Soon, I found myself ambling through the forest with friends, trying to identify a fruiting tree. The consensus seemed to be crabapple, and we took turns harvesting small amounts to take home. As we brainstormed recipe ideas, I remembered the stories my mom told of her childhood in Jamaica, living around tropical fruit trees.
Having grown up in the US, I never dreamed of foraging for my supper, let alone with people who shared my background. Foraging, I learned, was a deeply communal practice—once outlawed for Black, Indigenous, and rural Americans.
I paused at a lookout point, in awe of the white oak leaves, now a deep auburn in late fall, and excited by the promise of acorns. Newly freed slaves foraged acorns to make butters and acorn meal while subsisting for months in the wilderness.

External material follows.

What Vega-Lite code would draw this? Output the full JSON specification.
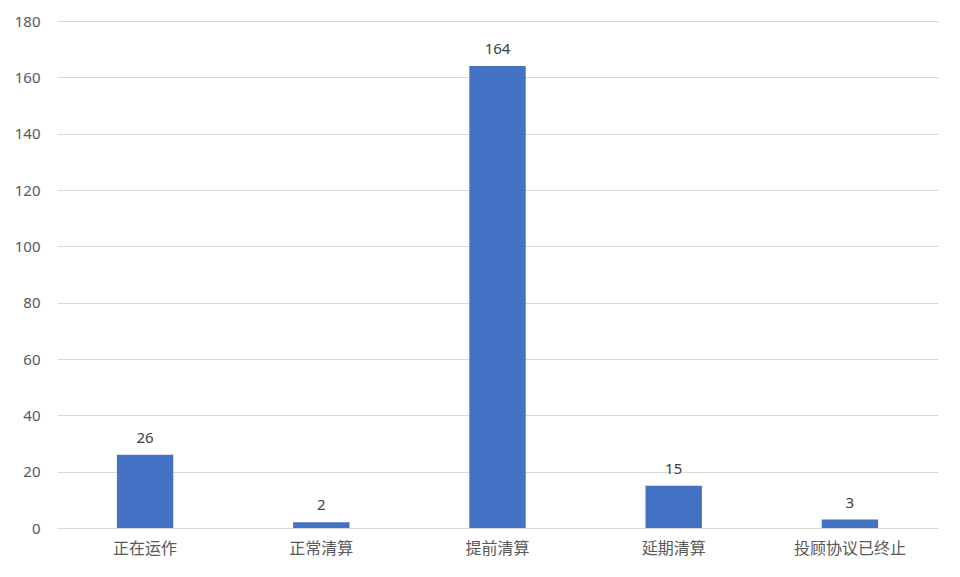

Walking back, Jada paused to pick some wild sage, hoping to brew a tonic inspired by her aunt’s.
“Where I come from, we call that ‘bush tea,’” I said, “and my grandmother used native peppermint.”
I thought of the Black hunters, naturalists, and homesteaders who came before me, and lamented the knowledge lost to their persecution. But that day, only 30 minutes outside of Boston, what I felt most was gratitude for the kinship that foraging helped me find.